Suni Solar also provides small solar panels for $80 that can power a laptop or a cellular phone, “for when you go on a trip to the countryside,” Sombrana said.

The solar market is growing exponentially, and not just in Nicaragua. According to a recent study by the Washington, D.C.-based Earth Policy Institute, solar cell production jumped 50 percent in 2007, which is why it’s said to be the fastest-growing alternative energy market.

Many non-governmental organizations are spreading the technology throughout some of Nicaragua’s most isolated communities.

“There’s not a lot of public sector stuff. It’s basically private sector,” said Peter Coleman, field director of the non-governmental relief organization Peace and Hope Trust. The group has a four-year project in La Barra, a tiny riverside community along the Matagalpa river near Pearl Lagoon, supplying more than 100 families with energy from a solar-powered grid. Families pay a small fee to charge batteries similar to car batteries to take home with them, according to Coleman.
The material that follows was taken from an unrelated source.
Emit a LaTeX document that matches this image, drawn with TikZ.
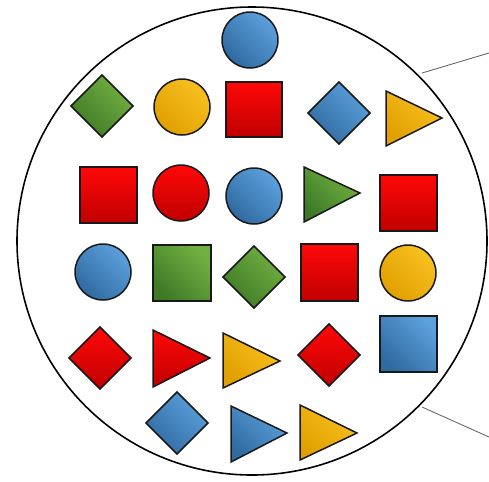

Coleman calls those living in the community “some of the poorest and most isolated” in the country.

The organization, which draws off donors from the United States and Britain, plans to expand the project to the nearby community ofWalpa in hopes of supplying some 50 families with energy there.

Though critics say solar energy requires large investment and produces insufficient amounts of energy,Wilson has found that by educating clients about solar energy and using income from lot presales to invest in the technology, the project has been feasible.

“We have perhaps ‘lost’ some sales to people who demand air conditioning and widescreen TVs and the like, but those who are willing to sacrifice some amenities have not been at all adverse to solar.Many, in fact, have embraced us for it,” he said.

As for Bastemeijer, a French-Dutchman who serves up exquisite French cuisine at the Jardin de Orion restaurant in Granada, he hopes to soon turn his solar and wind-powered family cottage into a small eco-tourism project.

“I would like to start this summer,” he said, “for people to tour around.”